For any collectible or artwork, conduct proper due diligence. While auction houses and their experts are diligent in verifying the authenticity of luxury bags and other collectibles, it is always wise for collectors to take the extra steps to make sure they are buying an authentic piece, particularly if the seller is not using an auction house. Research the provenance of the piece. Look online for how to authenticate the piece. Try to locate receipts, serial numbers, and other identifiers. For example, a sports jersey can be traced to the year of manufacture, the manufacturer, the materials used, and other identifiable information. Buyers can then match these details to the item that is for sale.
Along with one’s own due diligence, buyers should hire an advisor. Advisors are a worthwhile investment as they understand where to look to uncover the history of an item. For a small fee, buyers can get invaluable advice on their considered purchases. For items like designer bags, check with the manufacturer. Often, companies will have records of all the bags they have sold. Some bags come with a serial number that can make it simple to verify its authenticity.

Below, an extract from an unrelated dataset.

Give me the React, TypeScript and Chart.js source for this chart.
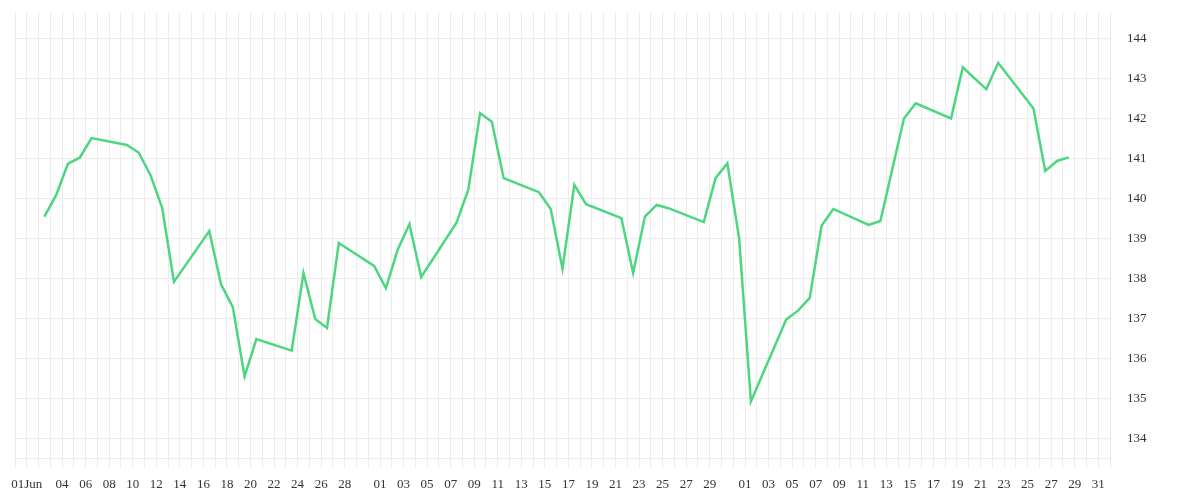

Another way to protect investments is to review insurance options. AXA XL has specialized coverage for luxury collectibles. Our expert partners, like Winston Artory Group, can give an accurate valuation of hybrid assets with both digital and physical components. We can also review the various risks and coverage options available for those clients who are entering into fractional ownership or alternative asset markets.
Collections, like their buyers, have become part of a vast ecosystem that blends culture, technology, and capital. The future of collecting is digital, diverse, and deeply personal. Buyers are actively participating in the market, personalizing their collections and choices, and diversifying their portfolios in ways once unheard of.
For younger generations of collectors, art is not just something to own; it is something to experience, share, and invest in. As buyers expand their collections and the collectibles market, AXA XL will be there to help clients protect what matters most.